Weyerhaeuser finally elected to liquidate the railroad in mid-1991. The company moved the three ex-BN GP-9 type locomotives and three cabooses north to the large Weyerhaeuser operations out of Longview, Washington. The railroad placed the rest of the equipment, consisting of the five M-K diesels, the two M-K slugs, two ex-SP cabooses, 311 log cars, two wooden snowplows, six fire service tank cars, eleven ballast hoppers, and other miscellaneous equipment were up for sale, with bids due by 30 September. Weyerhaeuser re-activated the railroad one last time, and between 5 September and 25 September 1991 the company operated a total of ten trains to bring all equipment stored at Sycan and Bly down into Klamath Falls. The first trains run moved all the cars stored in Bly to Sycan, and then the crews built 45-car long trains in Sycan for the trip to Klamath Falls so that they would avoid having to double the trains through the switchbacks. The final OC&E train over the old mainline ran on 25 September 1991 to bring the final 79 cars from Sycan, all old log cars riding on friction bearing trucks, into Klamath Falls.
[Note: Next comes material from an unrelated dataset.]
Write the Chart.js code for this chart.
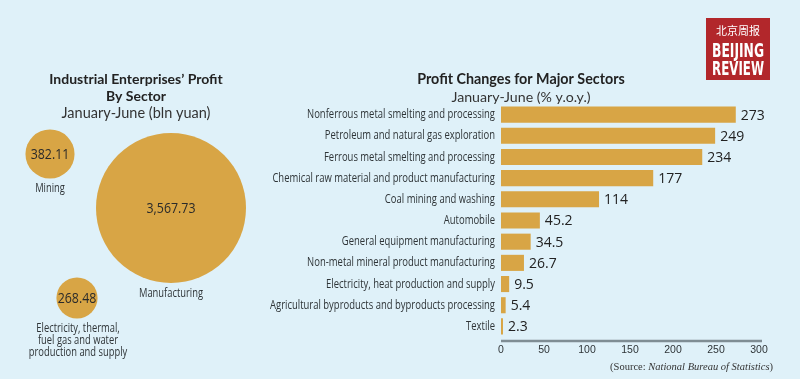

The railroad shortly thereafter filed an application to abandon the railroad with the Interstate Commerce Commission.

Weyerhaeuser located buyers for the M-K locomotives, which left the property in 1992. An initial deal to sell the log cars to the Kiamichi Railroad in Oklahoma fell through, and in the end Weyerhaeuser scrapped the bulk of the log cars, along with most of the other railroad equipment, in Klamath Falls, though a few pieces of equipment got saved by various entities in the region. The OC&E also had a fleet of 150 boxcars leased from BRAE corp, and after the demise of the railroad Weyerhaeuser transferred the lease to other railroads the company owned.

The Interstate Commerce Commission granted permission to abandon the railroad in December 1991, and Weyerhaeuser auctioned the railroad off early the following year. Southern Pacific got the contract to scrap the railroad, and commenced scrapping operations in August 1992. SP crews commenced salvage work at the very ends of the system at Bly and 500 transfer, and work progressed until snows shut the project down that winter. SP finished scrapping the rest of the railroads during the spring and summer of 1993.

The great mill in Klamath Falls that had been fed by the OC&E and Weyerhaeuser's network of private logging railroads finally closed in May 1992, and in 1996 Weyerhaeuser exited Klamath Falls altogether after selling all timberlands in the area to U.S. Timberlands and the remaining operations of the Klamath Falls plant (particleboard, plywood, and hardboard) to Collins Products Company. Oregon State Parks eventually acquired the OC&E and Woods Railroad grades and converted them into a recreational trail.


Bly trailhead of the OC&E/Woods Line state trail.